È una tendenza che i politici dovrebbero contrastare, invece di cavalcare, illudendosi come al solito di poter indirizzare la cagnara contro gli altri e salvare se stessi. Un esempio a caso? Enrico Letta, ieri sera: «Noi crediamo che dobbiamo rinchiuderci in una stanza, pane e acqua, e buttare via la chiave finché non si trova la soluzione, perché il paese credo non possa aspettare giorni e settimane di voti e schede bianche». Testuale: pane e acqua, e buttare via la chiave. L’immagine dell’autodafé della politica non potrebbe essere più efficace. Ma forse è solo il frutto di troppe riunioni con i cinquestelle.

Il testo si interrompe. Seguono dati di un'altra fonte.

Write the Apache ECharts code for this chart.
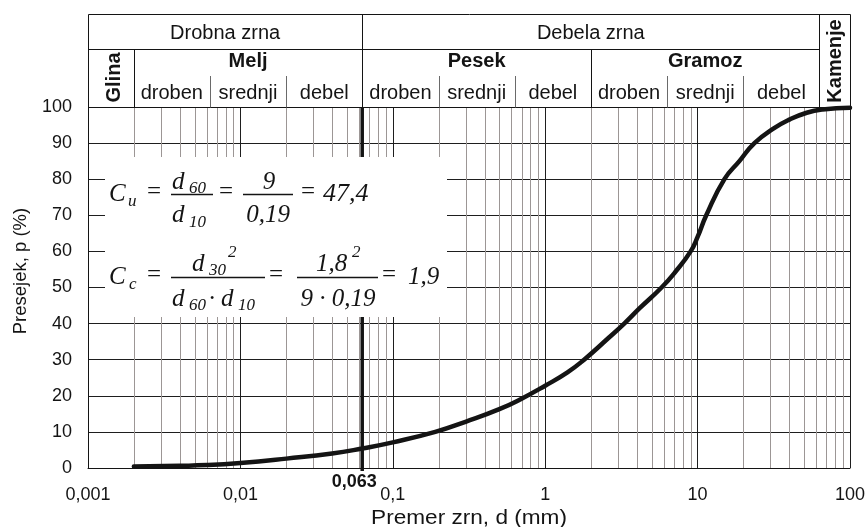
<!DOCTYPE html>
<html><head><meta charset="utf-8">
<script src="https://cdn.jsdelivr.net/npm/echarts@6/dist/echarts.min.js"></script>
<style>html,body{margin:0;padding:0;background:#fff}#c{width:868px;height:527px}</style>
</head><body><div id="c"></div>
<script>
// ---------- data ----------
const xTickLabels = ['0,001', '0,01', '0,1', '1', '10', '100'];
const yTickValues = [0, 10, 20, 30, 40, 50, 60, 70, 80, 90, 100];
const decadeStarts = [0.001, 0.01, 0.1, 1, 10];
const minorSteps = [2, 3, 4, 5, 6, 7, 8, 9];
const siltSandLimit = 0.063;

// grain size distribution curve (d in mm, passing %)
const grainSize = [0.002, 0.004, 0.006, 0.01, 0.02, 0.04, 0.063, 0.1, 0.19, 0.3, 0.5, 0.7, 1.0, 1.4, 1.8, 2.6, 3.3, 4.2, 5.8, 7.2, 9, 10, 11.4, 15, 18.8, 23.6, 31.4, 40, 52, 66, 100];
const passing   = [0.4, 0.6, 0.8, 1.4, 2.6, 4.0, 5.4, 7.1, 10, 12.8, 16.3, 19.2, 22.8, 26.5, 30, 36, 40, 44.4, 50, 54.5, 60, 64, 70, 80, 85, 90, 94, 96.5, 98.4, 99.3, 99.8];

// classification header
const mainGroups = [['Drobna zrna', 0.001, 0.063], ['Debela zrna', 0.063, 63]];
const soilClasses = [['Glina', 0.001, 0.002], ['Melj', 0.002, 0.063], ['Pesek', 0.063, 2], ['Gramoz', 2, 63], ['Kamenje', 63, 100]];
const subNames = ['droben', 'srednji', 'debel'];
const subBounds = [[0.002, 0.0063, 0.02, 0.063], [0.063, 0.2, 0.63, 2], [2, 6.3, 20, 63]];

const xName = 'Premer zrn, d (mm)';
const yName = 'Presejek, p (%)';

// ---------- chart ----------
const minorValues = [];
decadeStarts.forEach(d => minorSteps.forEach(s => minorValues.push(+(d * s).toPrecision(6))));
const curve = grainSize.map((d, i) => [d, passing[i]]);
const SANS = '"Liberation Sans", Arial, sans-serif';
const SERIF = '"Liberation Serif", "Times New Roman", serif';
const INK = '#141414';

function vLine(color, width, below) {
  return (params, api) => {
    const v = api.value(0);
    const p0 = api.coord([v, 0]), p1 = api.coord([v, 100]);
    const x = width % 2 === 1 ? Math.round(p0[0]) + 0.5 : p0[0];
    return {type: 'line', silent: true,
      shape: {x1: x, y1: p0[1] + below, x2: x, y2: p1[1]},
      style: {stroke: color, lineWidth: width}};
  };
}

const chart = echarts.init(document.getElementById('c'), null, {renderer: 'canvas'});
chart.setOption({
  animation: false,
  backgroundColor: '#fff',
  grid: {left: 88, right: 18, top: 107, bottom: 59, outerBoundsMode: 'none'},
  xAxis: {
    type: 'log', logBase: 10, min: 0.001, max: 100,
    axisLine: {show: true, lineStyle: {color: INK, width: 1}},
    axisTick: {show: false},
    axisLabel: {
      formatter: v => xTickLabels[Math.round(Math.log10(v)) + 3],
      fontFamily: SANS, fontSize: 18, color: INK, margin: 18
    },
    splitLine: {show: true, lineStyle: {color: '#1e1e1e', width: 1}}
  },
  yAxis: {
    type: 'value', min: 0, max: 100, interval: 10,
    axisLine: {show: true, lineStyle: {color: INK, width: 1}},
    axisTick: {show: false},
    axisLabel: {fontFamily: SANS, fontSize: 18, color: INK, margin: 16,
      formatter: v => String(v)},
    splitLine: {show: true, lineStyle: {color: '#1e1e1e', width: 1}}
  },
  series: [
    {
      type: 'custom', z: 1, silent: true, clip: false,
      renderItem: vLine('#9c9695', 1, 0),
      data: minorValues.map(v => [v, 0])
    },
    {
      type: 'custom', z: 1, silent: true, clip: false,
      renderItem: vLine(INK, 3.5, 3),
      data: [[siltSandLimit, 0]]
    },
    {
      type: 'line', data: curve, z: 5, silent: true,
      showSymbol: false, smooth: 0.5,
      lineStyle: {color: INK, width: 4.5, cap: 'round', join: 'round'}
    }
  ]
});

// ---------- header + annotations ----------
const px = v => chart.convertToPixel({xAxisIndex: 0}, v);
const py = v => chart.convertToPixel({yAxisIndex: 0}, v);
const g = [];
const crisp = v => Math.round(v) + 0.5;
function line(x1, y1, x2, y2, color, w, z) {
  g.push({type: 'line', z: z || 60, silent: true,
    shape: {x1, y1, x2, y2}, style: {stroke: color || INK, lineWidth: w || 1}});
}
function text(str, x, y, o) {
  o = o || {};
  g.push({type: 'text', z: 61, silent: true, x, y, rotation: o.rot || 0,
    scaleX: o.sx || 1, scaleY: o.sy || 1,
    style: {text: str, fill: INK, align: o.align || 'center', verticalAlign: 'middle',
      fontFamily: o.family || SANS, fontSize: o.size || 20,
      fontWeight: o.weight || 'normal', fontStyle: o.style || 'normal'}});
}

const hTop = 14.5, hRow1 = 49.5, hRow3 = 76, hBot = crisp(py(100));
const L = crisp(px(0.001)), R = crisp(px(100));
line(L, hTop, R, hTop);
line(L, hTop, L, hBot);
line(R, hTop, R, hBot);
line(L, hRow1, crisp(px(63)), hRow1);
line(L, hBot, R, hBot);
mainGroups.forEach(([name, a, b]) => {
  line(crisp(px(b)), hTop, crisp(px(b)), hBot);
  text(name, (px(a) + px(b)) / 2, 33, {size: 20});
});
soilClasses.forEach(([name, a, b], i) => {
  const xa = px(a), xb = px(b);
  line(crisp(xb), hRow1, crisp(xb), hBot);
  if (i === 0) text(name, (xa + xb) / 2 + 4, 77.5, {size: 20, weight: 'bold', rot: Math.PI / 2});
  else if (i === soilClasses.length - 1) text(name, (xa + xb) / 2 + 1, 61, {size: 20, weight: 'bold', rot: Math.PI / 2});
  else text(name, (xa + xb) / 2, 61, {size: 20, weight: 'bold'});
});
subBounds.forEach(bs => {
  for (let k = 0; k < 3; k++) {
    if (k > 0) line(crisp(px(bs[k])), hRow3, crisp(px(bs[k])), hBot, '#6a6a6a');
    text(subNames[k], (px(bs[k]) + px(bs[k + 1])) / 2, 93, {size: 20});
  }
});

text('0,063', px(siltSandLimit) - 8, 482, {size: 18, weight: 'bold'});
text(yName, 21, 271, {size: 18.5, rot: Math.PI / 2});
text(xName, (px(0.001) + px(100)) / 2, 518, {size: 20, sx: 1.13});

// formula box (white, hides the grid behind the formulas)
g.push({type: 'rect', z: 55, silent: true, shape: {x: 105, y: 157, width: 342, height: 160}, style: {fill: '#fff'}});
const it = (s, x, y, size, align) => text(s, x, y, {family: SERIF, style: 'italic', size: size || 25, align: align || 'left'});
const up = (s, x, y, size, align) => text(s, x, y, {family: SERIF, size: size || 25, align: align || 'left'});
const bar = (x1, x2, y) => line(x1, y, x2, y, INK, 1.3, 62);
// Cu
it('C', 109, 194); it('u', 128, 201.5, 17);
up('=', 147, 192);
bar(171, 213, 194.5);
it('d', 172, 182); it('60', 189, 188.5, 17);
it('d', 172, 215); it('10', 189, 222.5, 17);
up('=', 219, 192);
bar(243, 293, 194.5);
it('9', 269, 182, 25, 'center');
it('0,19', 268, 215, 25, 'center');
up('=', 301, 192);
it('47,4', 323, 194, 26);
// Cc
it('C', 109, 277); it('c', 129, 284.5, 17);
up('=', 147, 275);
bar(171, 265, 277.5);
it('d', 192, 264); it('30', 209, 270.5, 17); it('2', 228, 252.5, 17);
it('d', 172, 299); it('60', 189, 305.5, 17); up('·', 208, 299); it('d', 221, 299); it('10', 238, 305.5, 17);
up('=', 269, 275);
bar(297, 378, 277.5);
it('1,8', 316, 264); it('2', 352, 252.5, 17);
it('9 · 0,19', 338, 299, 25, 'center');
up('=', 382, 275);
it('1,9', 408, 277);

chart.setOption({graphic: g});
</script></body></html>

Intendiamoci, nessuno nega che oggi, probabilmente, le ventuno votazioni consecutive che servirono per eleggere Giuseppe Saragat e le ventitré che si resero necessarie per eleggere Giovanni Leone non sarebbero sostenibili. Sta di fatto che dal 1948 a oggi, su dodici elezioni, solo due volte il presidente è stato eletto prima della quarta votazione (Francesco Cossiga nel 1985 e Carlo Azeglio Ciampi nel 1999, entrambi alla prima, escludendo per ovvie ragioni Enrico De Nicola, eletto dall’Assemblea costituente nel 1946). Dieci volte su dodici, negli ultimi settantacinque anni, il presidente della Repubblica è stato eletto dalla quarta in poi. E noi non siamo ancora alla terza (che comincia oggi).

Tra i mille paralogismi che si sentono in queste ore va particolarmente forte l’invettiva contro i partiti «che hanno avuto sette anni per mettersi d’accordo» e si sono ridotti all’ultimo, come se si trattasse di compiti per le vacanze. E mai nessuno che chieda all’indignato di turno che cosa avrebbe fatto al posto non già di «tutte le forze politiche», che è facile, ma è anche una condizione che non si dà in natura, bensì al posto di uno qualunque dei leader di partito realmente esistenti, per risolvere il problema per tempo. Fermo restando che se il presidente fosse eletto oggi, ripetiamolo in coro, sarebbe la terza elezione più rapida di sempre.

Ci sono poi quelli che trovano incresciosi i nomi a casaccio scritti sulle schede, nelle votazioni in cui la stragrande maggioranza dei grandi elettori ha deciso comunque di votare scheda bianca. Come se il problema fosse la scheda con su scritto «Amadeus», che non ha alcun effetto concreto, e non le schede che hanno portato in parlamento, davvero, rappresentanti del popolo come Sara Cunial, infaticabile attivista no vax. Eletta con il Movimento 5 stelle, con il voto e con il sostegno di buona parte di quelli che oggi s’indignano per l’oltraggio alle istituzioni rappresentato dal fatto che una scheda bianca non è stata lasciata bianca (cioè senza alcun nome scritto sopra, come precisava prudentemente l’indicazione di voto dei vertici cinquestelle ai propri parlamentari).